Многие годы он негодует против этой своей неспособности, проклинает свое религиозное воспитание как «насилие благочестием», называет веру «устаревшим вздором», «ослепляющим разум». Теперь, в конце восьмидесятых годов, в борьбе между разумом и чувством начинает побеждать чувство.

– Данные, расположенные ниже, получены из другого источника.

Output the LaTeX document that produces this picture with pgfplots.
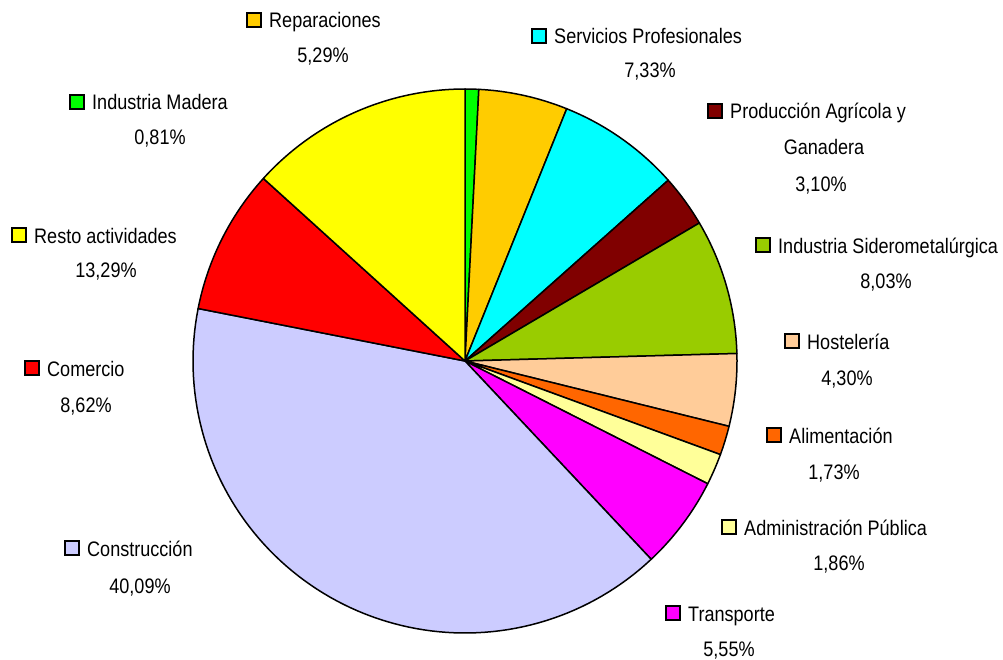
\documentclass[border=0pt]{standalone}
\usepackage{fontspec}
\setmainfont{Liberation Sans}[FakeStretch=0.86]
\usepackage{pgfplots}
\pgfplotsset{compat=1.18}

\definecolor{cMadera}{HTML}{00FF00}
\definecolor{cRepar}{HTML}{FFCC00}
\definecolor{cServ}{HTML}{00FFFF}
\definecolor{cProd}{HTML}{800000}
\definecolor{cSider}{HTML}{99CC00}
\definecolor{cHost}{HTML}{FFCC99}
\definecolor{cAlim}{HTML}{FF6600}
\definecolor{cAdmin}{HTML}{FFFF99}
\definecolor{cTrans}{HTML}{FF00FF}
\definecolor{cConst}{HTML}{CCCCFF}
\definecolor{cCom}{HTML}{FF0000}
\definecolor{cResto}{HTML}{FFFF00}

% slice: colour, cumulative share before the slice (%), share of the slice (%)
\newcommand{\slice}[3]{%
  \pgfmathsetmacro\angA{90-3.6*(#2+#3)}%
  \pgfmathsetmacro\angB{90-3.6*(#2)}%
  \edef\doslice{\noexpand\addplot[fill=#1, draw=black, line width=1.5bp, line join=round,
     domain=\angA:\angB, samples=90, variable=\noexpand\t]
     ({465+272*cos(\noexpand\t)},{361-272*sin(\noexpand\t)}) -- (axis cs:465,361) -- cycle;}%
  \doslice}

% label: square left x, baseline y, colour, name, pct centre x, pct text, pct baseline
\newcommand{\lab}[7]{%
  \draw[fill=#3, line width=1.3bp] (axis cs:#1,#2-1) rectangle (axis cs:#1+14,#2-15);
  \node[anchor=base west, inner sep=0pt] at (axis cs:#1+22,#2) {#4};
  \node[anchor=base, inner sep=0pt] at (axis cs:#5,#7) {#6};}

\begin{document}
\begin{tikzpicture}
\begin{axis}[
  x=1bp, y=1bp, y dir=reverse,
  xmin=0, xmax=1003, ymin=0, ymax=660,
  hide axis, clip=false, axis line style={draw=none},
  font=\fontsize{21bp}{25bp}\selectfont,
]
\path (axis cs:0,0) rectangle (axis cs:1003,660);
% shares in percent, clockwise from 12 o'clock
\slice{cMadera}{0}{0.81}
\slice{cRepar}{0.81}{5.29}
\slice{cServ}{6.10}{7.33}
\slice{cProd}{13.43}{3.10}
\slice{cSider}{16.53}{8.03}
\slice{cHost}{24.56}{4.30}
\slice{cAlim}{28.86}{1.73}
\slice{cAdmin}{30.59}{1.86}
\slice{cTrans}{32.45}{5.55}
\slice{cConst}{38.00}{40.09}
\slice{cCom}{78.09}{8.62}
\slice{cResto}{86.71}{13.29}

\lab{70}{110}{cMadera}{Industria Madera}{160}{0,81\%}{145}
\lab{247}{28}{cRepar}{Reparaciones}{323}{5,29\%}{63}
\lab{532}{44}{cServ}{Servicios Profesionales}{650}{7,33\%}{78}
\lab{708}{119}{cProd}{Producción Agrícola y}{821}{3,10\%}{192}
\node[anchor=base, inner sep=0pt] at (axis cs:824,155) {Ganadera};
\lab{756}{253}{cSider}{Industria Siderometalúrgica}{886}{8,03\%}{288}
\lab{785}{349}{cHost}{Hostelería}{847}{4,30\%}{385}
\lab{767}{443}{cAlim}{Alimentación}{834}{1,73\%}{479}
\lab{722}{535}{cAdmin}{Administración Pública}{839}{1,86\%}{570}
\lab{666}{621}{cTrans}{Transporte}{729}{5,55\%}{656}
\lab{65}{556}{cConst}{Construcción}{140}{40,09\%}{593}
\lab{25}{376}{cCom}{Comercio}{86}{8,62\%}{412}
\lab{12}{243}{cResto}{Resto actividades}{106}{13,29\%}{277}
\end{axis}
\end{tikzpicture}
\end{document}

Он читает (как и все, что может достать) французских материалистов, в особенности Гельвеция, иногда с пользой. Но их атеизм отпугивает его. Ему кажется, что их представления о морали оправдывают самый низменный эгоизм. То, что материализм проникает прежде всего в княжеские дворцы, делает, разумеется, особенно подозрительным его в глазах социального обвинителя, не устающего клеймить пороки придворных. В этом он не одинок среди немецких оппозиционеров. Для деятелей «Бури и натиска» руссоистский антиматериализм и его религия чувств, далекая от церкви, значили не меньше, чем его революционные общественные идеи. А немецкие философы конца Просвещения, чьи основные произведения появляются в это время (он, конечно, читает их), ни в коем случае не признают ни материалистического, ни атеистического взгляда на мир. Все религиозные вопросы они, как Кант, исключают из науки и относят их к вере или же, как поздний Лессинг, как Гёте, с их пантеизмом, переносят бога из потустороннего мира в мир земной. А Якоби, «атеист умом и христианин сердцем», разумом создает реалистический образ мира, которым правит религия чувств.